A Viral T7 RNA Polymerase Ratcheting Along DNA With Fidelity Control.
- Author(s): Long, Chunhong
- E, Chao
- Da, Lin-Tai
- Yu, Jin
- et al.
Published Web Locationhttps://doi.org/10.1016/j.csbj.2019.05.001
RNA polymerase (RNAP) from bacteriophage T7 is a representative single-subunit viral RNAP that can transcribe with high promoter activities without assistances from transcription factors. We accordingly studied this small transcription machine computationally as a model system to understand underlying mechanisms of mechano-chemical coupling and fidelity control in the RNAP transcription elongation.

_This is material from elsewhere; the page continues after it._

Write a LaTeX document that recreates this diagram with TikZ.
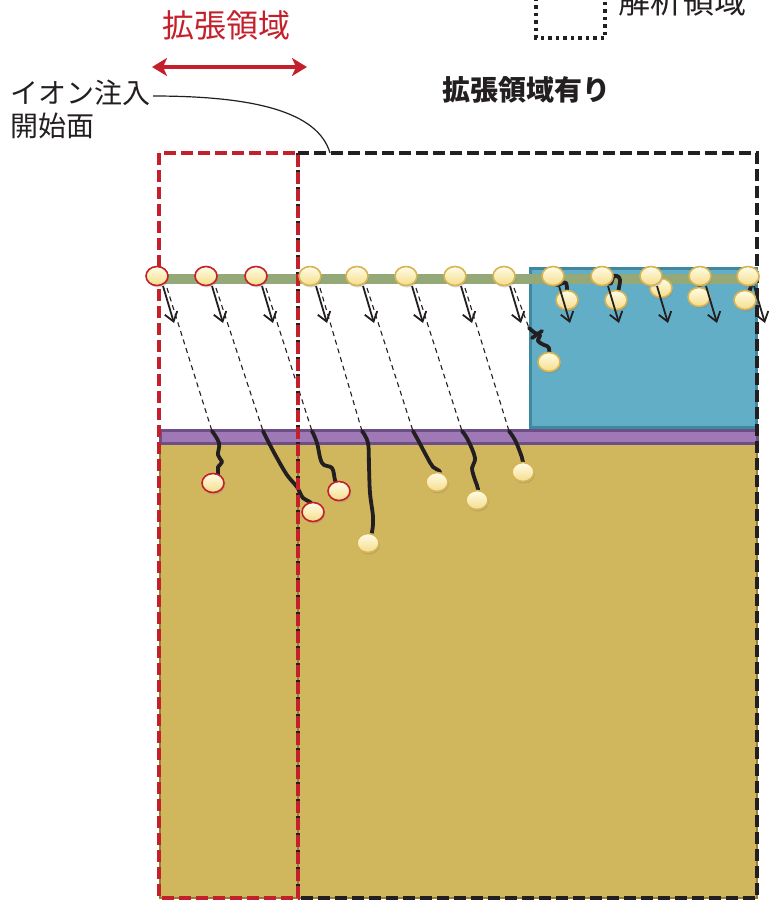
\documentclass[tikz,border=0pt]{standalone}
\usepackage{fontspec}
\newfontfamily\cjk{Noto Sans CJK JP}
\usetikzlibrary{arrows.meta,shapes.geometric,shadows}

\definecolor{gold}{HTML}{D0B75E}
\definecolor{goldedge}{HTML}{978033}
\definecolor{purplefill}{HTML}{9E79B6}
\definecolor{purpleedge}{HTML}{6D4E87}
\definecolor{bluefill}{HTML}{62AEC6}
\definecolor{blueedge}{HTML}{3E88A2}
\definecolor{greenline}{HTML}{95A878}
\definecolor{redline}{HTML}{C4202B}
\definecolor{darkline}{HTML}{231F20}
\definecolor{creamtop}{HTML}{FFFDE8}
\definecolor{creambot}{HTML}{F4DC88}
\definecolor{ringgold}{HTML}{D6B455}

\pgfdeclarelayer{base}
\pgfdeclarelayer{paths}
\pgfsetlayers{base,paths,main}

\tikzset{
  ion/.style={ellipse, minimum width=22pt, minimum height=19pt, inner sep=0pt,
    top color=creamtop, bottom color=creambot, draw=ringgold, line width=1.6pt,
    drop shadow={shadow xshift=1pt, shadow yshift=-2pt, opacity=.3}},
  ionred/.style={ion, draw=redline},
  track/.style={darkline, line width=1.1pt, dash pattern=on 5pt off 4pt},
  wig/.style={darkline, line width=3.8pt, line join=round, line cap=round},
  kick/.style={darkline, line width=1.8pt, -{Straight Barb[length=9pt,width=13pt,line width=1.8pt]}},
  regionbox/.style={line width=3.5pt, dash pattern=on 12pt off 5pt},
  lbl/.style={inner sep=0pt, text=darkline, font=\cjk\fontsize{28}{33}\selectfont}
}

\begin{document}
\begin{tikzpicture}[x=1pt,y=-1pt]
\useasboundingbox (0,0) rectangle (779,903);

% substrate, interface layer, mask block, start surface
\begin{pgfonlayer}{base}
\draw[fill=gold, draw=goldedge, line width=2pt] (160,443) rectangle (298,898);
\draw[fill=gold, draw=goldedge, line width=2pt] (298,443) rectangle (757,898);
\draw[fill=purplefill, draw=purpleedge, line width=3pt] (160,430) rectangle (757,443);
\draw[fill=bluefill, draw=blueedge, line width=3pt] (530,268) rectangle (756,427);
\draw[greenline, line width=10.5pt] (158,279) -- (757,279);
\end{pgfonlayer}

% top row of incoming ions
\foreach \x [count=\i] in {157,206,256,310,357,406,455,504,553,602,651,700,748}{
  \coordinate (tp\i) at (\x,276);
  \coordinate (ds\i) at (\x+10,288);
  \coordinate (as\i) at (\x+6,286);
  \coordinate (ah\i) at (\x+17,323);
}

% entry points into the solid
\foreach \i/\ex in {1/212,2/263,3/312,4/362,5/413,6/462,7/509}{
  \coordinate (e\i) at (\ex,431);
}
\coordinate (e8) at (529,328);

% simulation regions
\draw[regionbox, darkline] (298,153) rectangle (757,898);
\draw[regionbox, redline] (159,153) rectangle (298,898);

% stopped ions
\node[ionred] (b1) at (213,483) {};
\node[ionred] (b2) at (313,512) {};
\node[ionred] (b3) at (339,491) {};
\node[ion] (b4) at (368,543) {};
\node[ion] (b5) at (437,482) {};
\node[ion] (b6) at (477,500) {};
\node[ion] (b7) at (523,472) {};
\node[ion] (s1) at (567,300) {};
\node[ion] (s2) at (616,300) {};
\node[ion] (s3) at (661,288) {};
\node[ion] (s4) at (699,297) {};
\node[ion] (s5) at (745,300) {};
\node[ion] (s6) at (549,362) {};

% incident directions
\foreach \i in {1,...,13}{
  \draw[kick] (as\i) -- (ah\i);
}
\foreach \i in {1,2,3}{
  \node[ionred] (t\i) at (tp\i) {};
}
\foreach \i in {4,...,13}{
  \node[ion] (t\i) at (tp\i) {};
}

% straight flight, then scattered paths inside the solid
\begin{pgfonlayer}{paths}
\foreach \i in {1,...,8}{
  \draw[track] (ds\i) -- (e\i);
}
\draw[wig] plot[smooth,tension=.6] coordinates {(e1) (219,443) (218,455) (222,462) (218,467) (218,475) (b1)};
\draw[wig] plot[smooth,tension=.6] coordinates {(e2) (270,445) (277,458) (287,475) (297,487) (303,498) (311,503) (b2)};
\draw[wig] plot[smooth,tension=.6] coordinates {(e3) (317,443) (322,463) (332,468) (335,480) (b3)};
\draw[wig] plot[smooth,tension=.6] coordinates {(e4) (368,443) (369,467) (370,493) (373,517) (372,532) (b4)};
\draw[wig] plot[smooth,tension=.6] coordinates {(e5) (418,440) (427,457) (433,467) (440,472) (b5)};
\draw[wig] plot[smooth,tension=.6] coordinates {(e6) (468,440) (475,458) (472,468) (475,480) (478,489) (b6)};
\draw[wig] plot[smooth,tension=.6] coordinates {(e7) (515,440) (520,452) (523,462) (b7)};
\draw[wig] plot[smooth,tension=.6] coordinates {(e8) (535,333) (540,335) (538,341) (544,345) (549,348) (s6)};
\draw[wig] (532,338) -- (542,331);
\draw[wig] plot[smooth,tension=.6] coordinates {(t9) (557,285) (566,283) (s1)};
\draw[wig] plot[smooth,tension=.6] coordinates {(t10) (610,284) (614,276) (620,280) (s2)};
\draw[wig] (t11) -- (s3);
\draw[wig] (t12) -- (s4);
\draw[wig] plot[smooth,tension=.6] coordinates {(t13) (751,286) (s5)};
\end{pgfonlayer}

% legend
\draw[darkline, line width=3.5pt, dash pattern=on 3.5pt off 4pt] (536,-10) -- (536,38) -- (605,38) -- (605,-10);
\node[lbl, font=\cjk\fontsize{32}{36}\selectfont, anchor=base west] (legtxt) at (618,13) {解析領域};

% extension width marker
\node[inner sep=0pt, text=redline, font=\cjk\fontsize{32}{36}\selectfont] (exttitle) at (226,25) {拡張領域};
\coordinate (extL) at (152,67);
\coordinate (extR) at (307,67);
\draw[redline, line width=4pt, {Stealth[length=15pt,width=18pt,inset=4pt]}-{Stealth[length=15pt,width=18pt,inset=4pt]}] (extL) -- (extR);

\node[lbl, font=\cjk\bfseries\fontsize{28}{33}\selectfont] (case) at (526,90) {拡張領域有り};

% start surface annotation
\node[lbl, anchor=north west, align=left] (startlbl) at (10,80) {イオン注入\\開始面};
\coordinate (leadA) at (153,96);
\coordinate (leadB) at (330,153);
\draw[darkline, line width=1.2pt] (leadA) .. controls (255,96) and (318,112) .. (leadB);
\end{tikzpicture}
\end{document}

Here we summarize our computational work from several recent publications to demonstrate first how T7 RNAP translocates via Brownian alike motions along DNA right after the catalytic product release. Then we show how the backward translocation motions are prevented at post-translocation upon successful nucleotide incorporation, which is also subject to stepwise nucleotide selection and acts as a pawl for "selective ratcheting". The structural dynamics and energetics features revealed from our atomistic molecular dynamics (MD) simulations and related analyses on the single-subunit T7 RNAP thus provided detailed and quantitative characterizations on the Brownian-ratchet working scenario of a prototypical transcription machine with sophisticated nucleotide selectivity for fidelity control. The presented mechanisms can be more or less general for structurally similar viral or mitochondrial RNAPs and some of DNA polymerases, or even for the RNAP engine of the more complicated transcription machinery in higher organisms.